• **Task goal**
Restate word for word the lines of the records below, starting at the line that contains "Give me the" and ending at the line that contains "const yTicks = [0, 200, 400, 600, 800, 1000, 1200];", with both of those lines included and nothing else.

• **Data supplied**
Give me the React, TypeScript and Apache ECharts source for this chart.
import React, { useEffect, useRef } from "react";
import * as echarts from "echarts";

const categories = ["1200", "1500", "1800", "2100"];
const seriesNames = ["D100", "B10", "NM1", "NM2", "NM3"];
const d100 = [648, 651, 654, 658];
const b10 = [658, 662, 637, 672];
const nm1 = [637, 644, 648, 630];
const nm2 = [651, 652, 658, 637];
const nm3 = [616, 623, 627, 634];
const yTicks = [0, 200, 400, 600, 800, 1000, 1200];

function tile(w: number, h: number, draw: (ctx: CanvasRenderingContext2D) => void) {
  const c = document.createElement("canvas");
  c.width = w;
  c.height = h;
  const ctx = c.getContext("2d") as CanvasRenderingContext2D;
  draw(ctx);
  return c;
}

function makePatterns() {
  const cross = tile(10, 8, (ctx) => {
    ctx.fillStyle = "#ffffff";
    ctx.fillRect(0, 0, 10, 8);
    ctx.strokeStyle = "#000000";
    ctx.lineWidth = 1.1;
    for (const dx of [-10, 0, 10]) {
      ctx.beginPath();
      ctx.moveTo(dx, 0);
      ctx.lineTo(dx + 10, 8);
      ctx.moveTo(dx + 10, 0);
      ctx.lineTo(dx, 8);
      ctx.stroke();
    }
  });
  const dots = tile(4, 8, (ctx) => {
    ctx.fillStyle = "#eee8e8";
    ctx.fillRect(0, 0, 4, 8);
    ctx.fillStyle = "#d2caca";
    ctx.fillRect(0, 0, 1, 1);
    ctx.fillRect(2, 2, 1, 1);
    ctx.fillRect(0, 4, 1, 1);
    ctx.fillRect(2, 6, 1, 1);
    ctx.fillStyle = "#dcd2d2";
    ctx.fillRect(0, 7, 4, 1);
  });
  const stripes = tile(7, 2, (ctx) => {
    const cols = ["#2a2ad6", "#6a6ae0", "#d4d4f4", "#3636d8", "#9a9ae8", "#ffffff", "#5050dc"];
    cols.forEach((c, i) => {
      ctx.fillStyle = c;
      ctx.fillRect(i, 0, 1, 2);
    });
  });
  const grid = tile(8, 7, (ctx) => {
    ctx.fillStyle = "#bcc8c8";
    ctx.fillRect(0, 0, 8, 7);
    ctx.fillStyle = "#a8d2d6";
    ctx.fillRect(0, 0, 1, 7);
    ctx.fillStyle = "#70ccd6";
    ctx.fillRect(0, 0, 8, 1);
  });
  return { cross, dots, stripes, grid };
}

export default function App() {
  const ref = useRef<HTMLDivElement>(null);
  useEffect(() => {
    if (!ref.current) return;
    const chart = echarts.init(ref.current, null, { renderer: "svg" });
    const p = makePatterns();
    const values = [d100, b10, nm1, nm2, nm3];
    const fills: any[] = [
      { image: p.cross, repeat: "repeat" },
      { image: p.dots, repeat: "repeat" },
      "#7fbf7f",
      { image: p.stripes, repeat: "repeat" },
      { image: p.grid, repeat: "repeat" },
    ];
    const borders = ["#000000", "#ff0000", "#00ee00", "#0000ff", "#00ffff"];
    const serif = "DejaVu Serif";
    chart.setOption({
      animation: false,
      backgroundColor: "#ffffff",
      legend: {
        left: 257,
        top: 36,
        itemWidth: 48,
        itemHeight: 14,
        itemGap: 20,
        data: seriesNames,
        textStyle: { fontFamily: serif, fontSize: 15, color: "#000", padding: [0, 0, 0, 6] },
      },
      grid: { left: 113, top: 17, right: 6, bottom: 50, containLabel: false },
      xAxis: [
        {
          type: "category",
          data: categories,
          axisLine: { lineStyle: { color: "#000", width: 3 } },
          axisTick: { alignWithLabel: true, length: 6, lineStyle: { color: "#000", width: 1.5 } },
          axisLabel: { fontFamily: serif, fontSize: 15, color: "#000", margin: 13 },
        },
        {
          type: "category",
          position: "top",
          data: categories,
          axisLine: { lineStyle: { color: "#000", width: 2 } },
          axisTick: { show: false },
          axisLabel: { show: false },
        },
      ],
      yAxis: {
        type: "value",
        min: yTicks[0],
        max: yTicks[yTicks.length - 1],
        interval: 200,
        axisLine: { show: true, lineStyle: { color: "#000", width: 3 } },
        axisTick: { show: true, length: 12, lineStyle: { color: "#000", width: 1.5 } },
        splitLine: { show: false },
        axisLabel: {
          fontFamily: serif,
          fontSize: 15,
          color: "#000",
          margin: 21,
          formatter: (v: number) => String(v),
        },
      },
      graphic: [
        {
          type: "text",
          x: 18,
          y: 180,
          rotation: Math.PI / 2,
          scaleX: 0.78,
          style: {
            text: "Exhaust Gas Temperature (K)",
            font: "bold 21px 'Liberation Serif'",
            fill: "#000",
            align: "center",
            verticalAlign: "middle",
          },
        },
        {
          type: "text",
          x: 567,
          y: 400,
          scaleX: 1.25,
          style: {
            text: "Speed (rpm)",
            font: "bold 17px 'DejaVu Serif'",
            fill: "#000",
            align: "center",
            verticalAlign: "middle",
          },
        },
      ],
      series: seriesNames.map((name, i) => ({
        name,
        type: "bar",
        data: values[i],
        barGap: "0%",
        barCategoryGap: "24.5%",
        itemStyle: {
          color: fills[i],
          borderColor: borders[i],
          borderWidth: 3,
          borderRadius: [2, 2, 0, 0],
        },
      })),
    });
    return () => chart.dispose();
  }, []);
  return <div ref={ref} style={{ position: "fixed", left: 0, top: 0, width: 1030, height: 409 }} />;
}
---
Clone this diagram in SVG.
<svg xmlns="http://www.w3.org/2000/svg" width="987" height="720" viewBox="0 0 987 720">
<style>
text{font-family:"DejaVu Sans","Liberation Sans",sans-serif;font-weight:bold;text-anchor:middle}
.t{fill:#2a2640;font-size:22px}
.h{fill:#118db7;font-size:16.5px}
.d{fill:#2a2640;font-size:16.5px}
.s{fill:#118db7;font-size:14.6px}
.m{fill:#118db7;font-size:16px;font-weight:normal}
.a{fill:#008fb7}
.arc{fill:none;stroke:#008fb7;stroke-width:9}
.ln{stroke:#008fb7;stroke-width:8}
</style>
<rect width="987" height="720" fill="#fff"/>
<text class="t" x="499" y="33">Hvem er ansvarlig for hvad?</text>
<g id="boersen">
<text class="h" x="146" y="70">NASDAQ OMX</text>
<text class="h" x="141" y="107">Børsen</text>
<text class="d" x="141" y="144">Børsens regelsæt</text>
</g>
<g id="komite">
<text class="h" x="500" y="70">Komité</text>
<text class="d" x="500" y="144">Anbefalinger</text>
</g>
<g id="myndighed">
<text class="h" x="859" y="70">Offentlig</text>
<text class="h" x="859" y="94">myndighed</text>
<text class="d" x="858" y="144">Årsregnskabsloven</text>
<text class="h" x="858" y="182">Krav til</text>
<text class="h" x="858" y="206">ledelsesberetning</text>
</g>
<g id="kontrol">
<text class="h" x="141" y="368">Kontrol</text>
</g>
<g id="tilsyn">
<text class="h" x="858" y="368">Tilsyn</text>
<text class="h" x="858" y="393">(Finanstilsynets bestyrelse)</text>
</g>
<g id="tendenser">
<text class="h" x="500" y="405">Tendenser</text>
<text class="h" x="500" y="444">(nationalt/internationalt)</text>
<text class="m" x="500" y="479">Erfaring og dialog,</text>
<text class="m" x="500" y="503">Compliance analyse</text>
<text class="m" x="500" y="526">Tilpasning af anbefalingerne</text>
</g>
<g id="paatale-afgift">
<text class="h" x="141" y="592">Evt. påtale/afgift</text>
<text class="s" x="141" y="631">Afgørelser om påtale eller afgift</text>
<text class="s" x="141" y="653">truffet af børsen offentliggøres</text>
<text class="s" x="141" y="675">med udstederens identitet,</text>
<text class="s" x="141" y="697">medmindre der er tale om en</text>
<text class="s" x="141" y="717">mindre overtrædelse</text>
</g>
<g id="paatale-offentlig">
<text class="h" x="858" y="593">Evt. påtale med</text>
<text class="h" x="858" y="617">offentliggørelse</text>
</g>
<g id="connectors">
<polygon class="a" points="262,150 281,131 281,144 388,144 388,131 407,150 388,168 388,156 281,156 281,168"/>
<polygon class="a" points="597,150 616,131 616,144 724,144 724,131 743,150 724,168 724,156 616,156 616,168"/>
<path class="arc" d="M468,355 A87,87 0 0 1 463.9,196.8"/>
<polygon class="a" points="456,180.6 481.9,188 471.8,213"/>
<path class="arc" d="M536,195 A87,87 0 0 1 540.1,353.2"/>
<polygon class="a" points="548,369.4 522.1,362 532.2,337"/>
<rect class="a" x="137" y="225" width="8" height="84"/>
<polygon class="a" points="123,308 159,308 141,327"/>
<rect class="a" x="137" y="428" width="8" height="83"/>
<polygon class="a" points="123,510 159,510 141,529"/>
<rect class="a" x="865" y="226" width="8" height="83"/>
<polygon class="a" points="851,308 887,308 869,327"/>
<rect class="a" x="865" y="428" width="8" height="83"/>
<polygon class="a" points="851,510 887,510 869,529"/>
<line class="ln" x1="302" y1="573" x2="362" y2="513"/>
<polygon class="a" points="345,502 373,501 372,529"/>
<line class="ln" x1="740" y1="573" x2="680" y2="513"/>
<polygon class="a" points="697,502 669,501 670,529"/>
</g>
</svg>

• **Exercise solution**
Give me the React, TypeScript and Apache ECharts source for this chart.
import React, { useEffect, useRef } from "react";
import * as echarts from "echarts";

const categories = ["1200", "1500", "1800", "2100"];
const seriesNames = ["D100", "B10", "NM1", "NM2", "NM3"];
const d100 = [648, 651, 654, 658];
const b10 = [658, 662, 637, 672];
const nm1 = [637, 644, 648, 630];
const nm2 = [651, 652, 658, 637];
const nm3 = [616, 623, 627, 634];
const yTicks = [0, 200, 400, 600, 800, 1000, 1200];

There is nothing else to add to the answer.